Avera-Samuel has an excellent example of a project that works precisely because it avoids this “forced integration.” She describes the Hadarim school in the Kiryat Moshe neighborhood of Rehovot, where there is a large concentration of Ethiopian-Israelis.
“The school was closed for seven years because they wanted integration and inclusion, and scattered the children among 13 different schools in the city. But the children from the Ethiopian community sat at separate benches, played separately at recess and returned to their neighborhood after school, so there was no real inclusion there.” According to her, the key to inclusion was returning to a unique and separate solution: “Ten years ago we decided that a neighborhood without an educational anchor cannot flourish.

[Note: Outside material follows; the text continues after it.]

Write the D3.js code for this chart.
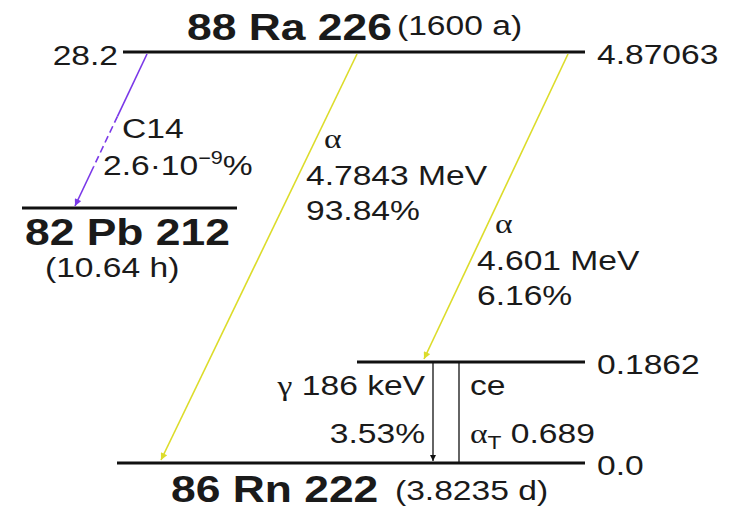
<!DOCTYPE html>
<html>
<head>
	<title>Ra 226 decay scheme</title>
	<script src="https://cdn.jsdelivr.net/npm/d3@7"></script>
	<style>
		body { margin: 0; background: #fff; }
		text { font-family: "Liberation Sans", Arial, sans-serif; fill: #1a1a1a; }
	</style>
</head>
<body>
	<script type="text/javascript">

		// data
		var nuclides = ["88 Ra 226", "82 Pb 212", "86 Rn 222"];
		var halfLives = ["(1600 a)", "(10.64 h)", "(3.8235 d)"];
		var levelEnergy = [4.87063, 0.1862, 0.0];          // MeV, Rn 222 side
		var levelLabels = ["4.87063", "0.1862", "0.0"];
		var clusterQ = 28.2;                                 // Ra -> Pb + C14
		var clusterLabels = ["C14", "2.6·10", "−9", "%"];
		var alphaTo = [0.0, 0.1862];
		var alphaEnergies = ["4.7843 MeV", "4.601 MeV"];
		var alphaIntensity = ["93.84%", "6.16%"];
		var gammaLabels = ["γ 186 keV", "3.53%"];
		var ceLabels = ["ce", "0.689"];

		var width = 730;
		var height = 513;
		var sx = 1.2;   // the picture's text is a bit wide

		// schematic energy scales (piecewise)
		var y = d3.scaleLinear()
			.domain([0, 0.1862, 4.87063])
			.range([463, 362, 52]);
		var yPb = d3.scaleLinear()
			.domain([0, clusterQ])
			.range([208, y(4.87063)]);

		var svg = d3.select("body").append("svg")
			.attr("width", width)
			.attr("height", height);

		var defs = svg.append("defs");
		function marker(id, col, w, l) {
			defs.append("marker")
				.attr("id", id)
				.attr("markerUnits", "userSpaceOnUse")
				.attr("viewBox", "0 -5 10 10")
				.attr("refX", 10).attr("refY", 0)
				.attr("markerWidth", l).attr("markerHeight", w)
				.attr("orient", "auto")
				.append("path")
				.attr("d", "M0,-5L10,0L0,5Z")
				.attr("fill", col);
		}
		marker("ay", "#dcdc2a", 7, 10);
		marker("ap", "#7a38e8", 7, 10);
		marker("ak", "#111", 6, 10);

		function label(x, yy, s, size, opt) {
			opt = opt || {};
			var t = svg.append("text")
				.attr("transform", "translate(" + x + "," + yy + ") scale(" + sx + ",1)")
				.attr("font-size", size)
				.attr("text-anchor", opt.anchor || "start")
				.text(s);
			if (opt.bold) t.attr("font-weight", "bold");
			if (opt.serif) t.style("font-family", "'Liberation Serif', 'DejaVu Serif', serif");
			return t;
		}

		// levels
		var levelX = [[123, 585], [357, 585], [117, 585]];
		svg.selectAll("line.level")
			.data(levelEnergy)
			.enter()
				.append("line")
				.attr("class", "level")
				.attr("x1", function (d, i) { return levelX[i][0]; })
				.attr("x2", function (d, i) { return levelX[i][1]; })
				.attr("y1", function (d) { return y(d); })
				.attr("y2", function (d) { return y(d); })
				.attr("stroke", "#111")
				.attr("stroke-width", 3);

		svg.append("line")
			.attr("x1", 22).attr("x2", 237)
			.attr("y1", yPb(0)).attr("y2", yPb(0))
			.attr("stroke", "#111")
			.attr("stroke-width", 3);

		levelEnergy.forEach(function (d, i) {
			label(597, y(d) + 12, levelLabels[i], 28);
		});
		label(118, yPb(clusterQ) + 13, String(clusterQ), 28, {anchor: "end"});

		// nuclide names
		label(187, y(4.87063) - 12, nuclides[0], 37, {bold: true});
		label(397, y(4.87063) - 17, halfLives[0], 28);
		label(25, yPb(0) + 37, nuclides[1], 37, {bold: true});
		label(45, yPb(0) + 69, halfLives[1], 28);
		label(171, y(0) + 39, nuclides[2], 37, {bold: true});
		label(395, y(0) + 37, halfLives[2], 28);

		// C14 cluster decay (solid - dashed - solid)
		var c0 = [147, yPb(clusterQ) + 2], c1 = [75, yPb(0) - 2];
		var ci = d3.interpolateArray(c0, c1);
		var segs = [[0, 0.41, null], [0.41, 0.74, "7,4"], [0.74, 1, null]];
		segs.forEach(function (s, i) {
			var a = ci(s[0]).slice(), b = ci(s[1]).slice();
			var ln = svg.append("line")
				.attr("x1", a[0]).attr("y1", a[1])
				.attr("x2", b[0]).attr("y2", b[1])
				.attr("stroke", "#7a38e8")
				.attr("stroke-width", 1.6);
			if (s[2]) ln.attr("stroke-dasharray", s[2]);
			if (i == 2) ln.attr("marker-end", "url(#ap)");
		});
		label(122, 138, clusterLabels[0], 28);
		var ct = label(103, 175, clusterLabels[1], 28);
		ct.append("tspan").attr("font-size", 18).attr("dy", -11).text(clusterLabels[2]);
		ct.append("tspan").attr("dy", 11).text(clusterLabels[3]);

		// alpha transitions
		var alphaX = [[357, 161], [568, 424]];
		svg.selectAll("line.alpha")
			.data(alphaTo)
			.enter()
				.append("line")
				.attr("class", "alpha")
				.attr("x1", function (d, i) { return alphaX[i][0]; })
				.attr("y1", y(4.87063) + 2)
				.attr("x2", function (d, i) { return alphaX[i][1]; })
				.attr("y2", function (d) { return y(d) - 3; })
				.attr("stroke", "#dcdc2a")
				.attr("stroke-width", 1.6)
				.attr("marker-end", "url(#ay)");

		var alphaLab = [[306, 148], [477, 233]];
		alphaTo.forEach(function (d, i) {
			var p = alphaLab[i];
			label(p[0] + 18, p[1], "α", 28, {serif: true});
			label(p[0], p[1] + 37, alphaEnergies[i], 28);
			label(p[0], p[1] + 72, alphaIntensity[i], 28);
		});

		// gamma and conversion electrons
		svg.append("line")
			.attr("x1", 433).attr("x2", 433)
			.attr("y1", y(0.1862) + 1).attr("y2", y(0) - 2)
			.attr("stroke", "#111")
			.attr("stroke-width", 1.3)
			.attr("marker-end", "url(#ak)");
		svg.append("line")
			.attr("x1", 459).attr("x2", 459)
			.attr("y1", y(0.1862)).attr("y2", y(0))
			.attr("stroke", "#111")
			.attr("stroke-width", 1.3);

		var gt = label(425, 395, "", 28, {anchor: "end"});
		gt.append("tspan").style("font-family", "'Liberation Serif', 'DejaVu Serif', serif").text("γ");
		gt.append("tspan").text(gammaLabels[0].slice(1));
		label(425, 443, gammaLabels[1], 28, {anchor: "end"});
		label(470, 395, ceLabels[0], 28);
		var at = label(470, 443, "", 28);
		at.append("tspan").style("font-family", "'Liberation Serif', 'DejaVu Serif', serif").text("α");
		at.append("tspan").attr("font-size", 19).attr("dy", 6).text("T");
		at.append("tspan").attr("dy", -6).text(" " + ceLabels[1]);

	</script>
</body>
</html>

We succeeded in reopening the school, and in truth at first only children of Ethiopian background came, and received services specific to their needs in order to strengthen them, so that their foundation would match that of children from other sectors. A community school, which also provides afterschool care — a real neighborhood anchor. And indeed, these children can now integrate well in the middle schools and high schools. That’s what leads to real inclusion, and the evidence is that today 40% of the students in this school are not of Ethiopian background. It’s a successful school and parents of all backgrounds want to send their kids there.”